▸ DATASET EXTRACT:

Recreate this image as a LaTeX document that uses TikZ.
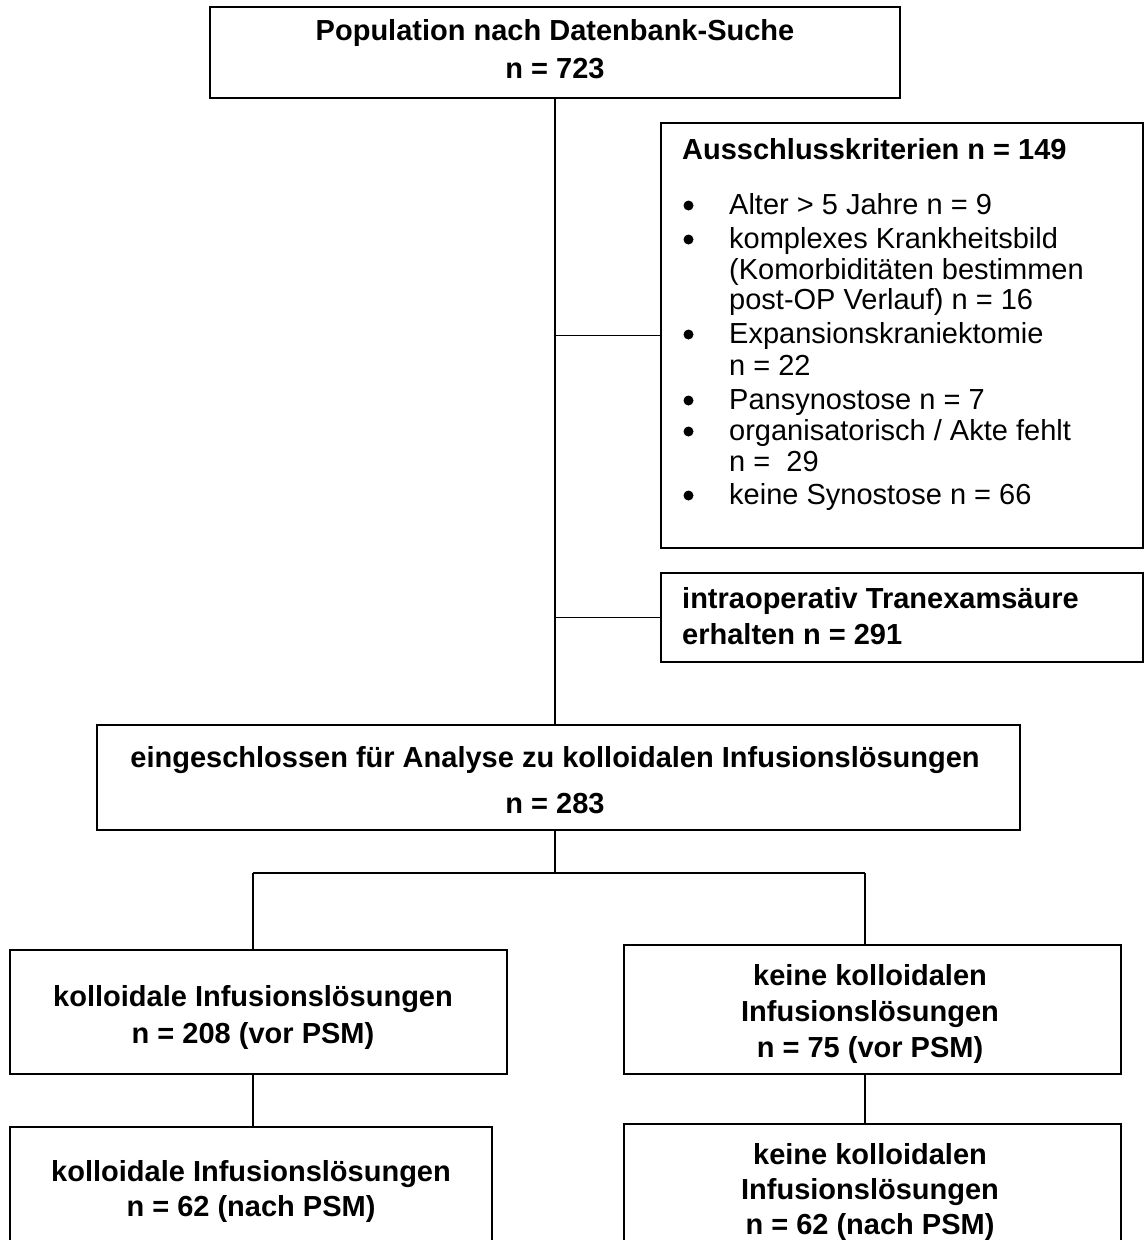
\documentclass[tikz,border=0pt]{standalone}
\usepackage{fontspec}
\setmainfont{Liberation Sans}
\begin{document}
\begin{tikzpicture}[x=1pt,y=-1pt,
  box/.style={draw, line width=2pt, inner sep=0pt, rectangle},
  link/.style={draw, line width=1.2pt},
  btxt/.style={inner sep=0pt, align=center, font=\fontsize{29}{37}\selectfont\bfseries},
  itxt/.style={inner sep=0pt, anchor=base west, font=\fontsize{29}{33}\selectfont},
  bul/.style={circle, fill=black, inner sep=0pt, minimum size=10pt}]
\useasboundingbox (0,0) rectangle (1145,1240);
% boxes
\node[box, minimum width=690pt, minimum height=91pt] (pop) at (555,52.5) {};
\node[box, minimum width=482pt, minimum height=425pt] (aus) at (902,335.5) {};
\node[box, minimum width=482pt, minimum height=89pt] (tra) at (902,617.5) {};
\node[box, minimum width=923pt, minimum height=105pt] (ein) at (558.5,777.5) {};
\node[box, minimum width=497pt, minimum height=124pt] (lb1) at (258.5,1012) {};
\node[box, minimum width=497pt, minimum height=129pt] (rb1) at (872.5,1009.5) {};
\node[box, minimum width=482pt, minimum height=173pt] (lb2) at (251,1213.5) {};
\node[box, minimum width=497pt, minimum height=176pt] (rb2) at (872.5,1212) {};
% texts
\node[btxt, font=\fontsize{29}{38}\selectfont\bfseries] (tpop) at (555,49) {Population nach Datenbank-Suche\\n = 723};
\node[btxt, anchor=base west] (taus) at (682,159) {Ausschlusskriterien n = 149};
\node[btxt, align=left, anchor=west, font=\fontsize{29}{36}\selectfont\bfseries] (ttra) at (682,616) {intraoperativ Tranexamsäure\\erhalten n = 291};
\node[btxt, font=\fontsize{29}{46}\selectfont\bfseries] (tein) at (555,780) {eingeschlossen für Analyse zu kolloidalen Infusionslösungen\\n = 283};
\node[btxt] (tlb1) at (253,1017) {kolloidale Infusionslösungen\\n = 208 (vor PSM)};
\node[btxt, font=\fontsize{29}{36}\selectfont\bfseries] (trb1) at (870,1014) {keine kolloidalen\\Infusionslösungen\\n = 75 (vor PSM)};
\node[btxt, font=\fontsize{29}{35}\selectfont\bfseries] (tlb2) at (251,1191) {kolloidale Infusionslösungen\\n = 62 (nach PSM)};
\node[btxt, font=\fontsize{29}{35}\selectfont\bfseries] (trb2) at (870,1192) {keine kolloidalen\\Infusionslösungen\\n = 62 (nach PSM)};
% bullet list
\foreach \n/\y in {b1/214, b2/248, b3/343, b4/409, b5/440, b6/504}
  \node[bul] (\n) at (688.5,\y-8.5) {};
\node[itxt] (i1) at (729,214) {Alter > 5 Jahre n = 9};
\node[itxt] (i2a) at (729,248) {komplexes Krankheitsbild};
\node[itxt] (i2b) at (729,279) {(Komorbiditäten bestimmen};
\node[itxt] (i2c) at (729,309) {post-OP Verlauf) n = 16};
\node[itxt] (i3a) at (729,343) {Expansionskraniektomie};
\node[itxt] (i3b) at (729,375) {n = 22};
\node[itxt] (i4) at (729,409) {Pansynostose n = 7};
\node[itxt] (i5a) at (729,440) {organisatorisch / Akte fehlt};
\node[itxt] (i5b) at (729,471) {n =\ \ 29};
\node[itxt] (i6) at (729,504) {keine Synostose n = 66};
% connectors
\coordinate (split) at (555,873);
\coordinate (lx) at (253,873);
\coordinate (rx) at (865,873);
\draw[link] (pop.south) -- (pop.south |- ein.north);
\draw[link] (pop.south |- aus.west) -- (aus.west);
\draw[link] (pop.south |- tra.west) -- (tra.west);
\draw[link] (pop.south |- ein.south) -- (split);
\draw[link] (lx) -- (rx);
\draw[link] (lx) -- (lx |- lb1.north);
\draw[link] (rx) -- (rx |- rb1.north);
\draw[link] (lx |- lb1.south) -- (lx |- lb2.north);
\draw[link] (rx |- rb1.south) -- (rx |- rb2.north);
\end{tikzpicture}
\end{document}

▸ GIVEN TASK: Retype each line of the listing above word for word. Exclude the pictures.

▸ WRITTEN RESPONSE:
Recreate this image as a LaTeX document that uses TikZ.
\documentclass[tikz,border=0pt]{standalone}
\usepackage{fontspec}
\setmainfont{Liberation Sans}
\begin{document}
\begin{tikzpicture}[x=1pt,y=-1pt,
  box/.style={draw, line width=2pt, inner sep=0pt, rectangle},
  link/.style={draw, line width=1.2pt},
  btxt/.style={inner sep=0pt, align=center, font=\fontsize{29}{37}\selectfont\bfseries},
  itxt/.style={inner sep=0pt, anchor=base west, font=\fontsize{29}{33}\selectfont},
  bul/.style={circle, fill=black, inner sep=0pt, minimum size=10pt}]
\useasboundingbox (0,0) rectangle (1145,1240);
% boxes
\node[box, minimum width=690pt, minimum height=91pt] (pop) at (555,52.5) {};
\node[box, minimum width=482pt, minimum height=425pt] (aus) at (902,335.5) {};
\node[box, minimum width=482pt, minimum height=89pt] (tra) at (902,617.5) {};
\node[box, minimum width=923pt, minimum height=105pt] (ein) at (558.5,777.5) {};
\node[box, minimum width=497pt, minimum height=124pt] (lb1) at (258.5,1012) {};
\node[box, minimum width=497pt, minimum height=129pt] (rb1) at (872.5,1009.5) {};
\node[box, minimum width=482pt, minimum height=173pt] (lb2) at (251,1213.5) {};
\node[box, minimum width=497pt, minimum height=176pt] (rb2) at (872.5,1212) {};
% texts
\node[btxt, font=\fontsize{29}{38}\selectfont\bfseries] (tpop) at (555,49) {Population nach Datenbank-Suche\\n = 723};
\node[btxt, anchor=base west] (taus) at (682,159) {Ausschlusskriterien n = 149};
\node[btxt, align=left, anchor=west, font=\fontsize{29}{36}\selectfont\bfseries] (ttra) at (682,616) {intraoperativ Tranexamsäure\\erhalten n = 291};
\node[btxt, font=\fontsize{29}{46}\selectfont\bfseries] (tein) at (555,780) {eingeschlossen für Analyse zu kolloidalen Infusionslösungen\\n = 283};
\node[btxt] (tlb1) at (253,1017) {kolloidale Infusionslösungen\\n = 208 (vor PSM)};
\node[btxt, font=\fontsize{29}{36}\selectfont\bfseries] (trb1) at (870,1014) {keine kolloidalen\\Infusionslösungen\\n = 75 (vor PSM)};
\node[btxt, font=\fontsize{29}{35}\selectfont\bfseries] (tlb2) at (251,1191) {kolloidale Infusionslösungen\\n = 62 (nach PSM)};
\node[btxt, font=\fontsize{29}{35}\selectfont\bfseries] (trb2) at (870,1192) {keine kolloidalen\\Infusionslösungen\\n = 62 (nach PSM)};
% bullet list
\foreach \n/\y in {b1/214, b2/248, b3/343, b4/409, b5/440, b6/504}
  \node[bul] (\n) at (688.5,\y-8.5) {};
\node[itxt] (i1) at (729,214) {Alter > 5 Jahre n = 9};
\node[itxt] (i2a) at (729,248) {komplexes Krankheitsbild};
\node[itxt] (i2b) at (729,279) {(Komorbiditäten bestimmen};
\node[itxt] (i2c) at (729,309) {post-OP Verlauf) n = 16};
\node[itxt] (i3a) at (729,343) {Expansionskraniektomie};
\node[itxt] (i3b) at (729,375) {n = 22};
\node[itxt] (i4) at (729,409) {Pansynostose n = 7};
\node[itxt] (i5a) at (729,440) {organisatorisch / Akte fehlt};
\node[itxt] (i5b) at (729,471) {n =\ \ 29};
\node[itxt] (i6) at (729,504) {keine Synostose n = 66};
% connectors
\coordinate (split) at (555,873);
\coordinate (lx) at (253,873);
\coordinate (rx) at (865,873);
\draw[link] (pop.south) -- (pop.south |- ein.north);
\draw[link] (pop.south |- aus.west) -- (aus.west);
\draw[link] (pop.south |- tra.west) -- (tra.west);
\draw[link] (pop.south |- ein.south) -- (split);
\draw[link] (lx) -- (rx);
\draw[link] (lx) -- (lx |- lb1.north);
\draw[link] (rx) -- (rx |- rb1.north);
\draw[link] (lx |- lb1.south) -- (lx |- lb2.north);
\draw[link] (rx |- rb1.south) -- (rx |- rb2.north);
\end{tikzpicture}
\end{document}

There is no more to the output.